If dichloride is known as fast-acting chlorine, trichloride is given the name of slow-acting chlorine. This product is used for keeping the water in good condition. The active ingredient is dissolved and released more slowly than dichloride and gives off what is called free residual chlorine. This is very important for removing any harmful microorganisms that may get into the water once disinfected.

The amount of product you should use will always be above 1 ppm, but the exact volume will depend on the number of bathers, the temperature of the water and its exposure to the sun.

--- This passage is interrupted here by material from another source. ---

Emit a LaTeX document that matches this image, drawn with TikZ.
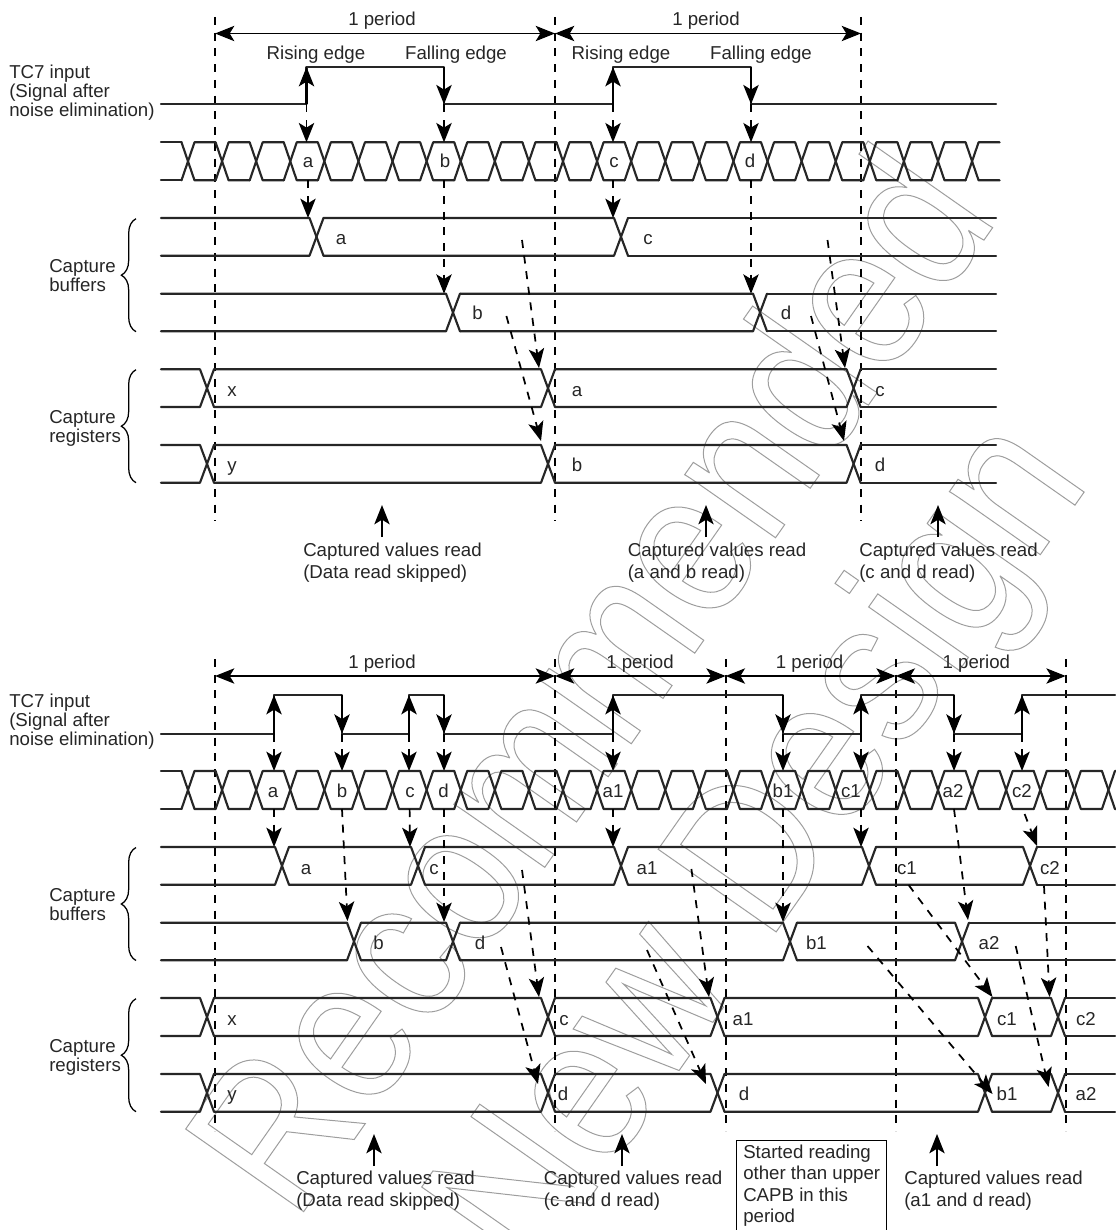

CALCIUM AND SODIUM HYPOCHLORITE

Hypochlorites are the cheapest chlorine-based disinfectants on the market and have been successfully used for many years.

Calcium hypochlorite is a white solid that can be purchased in powder form or in granules. This product is easy to store and use. It kills a huge variety of germs, although as it is slow-dissolving it can clog up pool components, cloud the water, reduce pH and increase alkalinity.

In contrast, sodium hypochlorite is yellowish in colour and dissolves immediately. Although it is an extremely efficient product, it is more corrosive and unstable than calcium hypochlorite, so greater precautions must be taken when it is handled. To prevent the water from becoming too alkaline and the loss of efficiency, an acid should be used.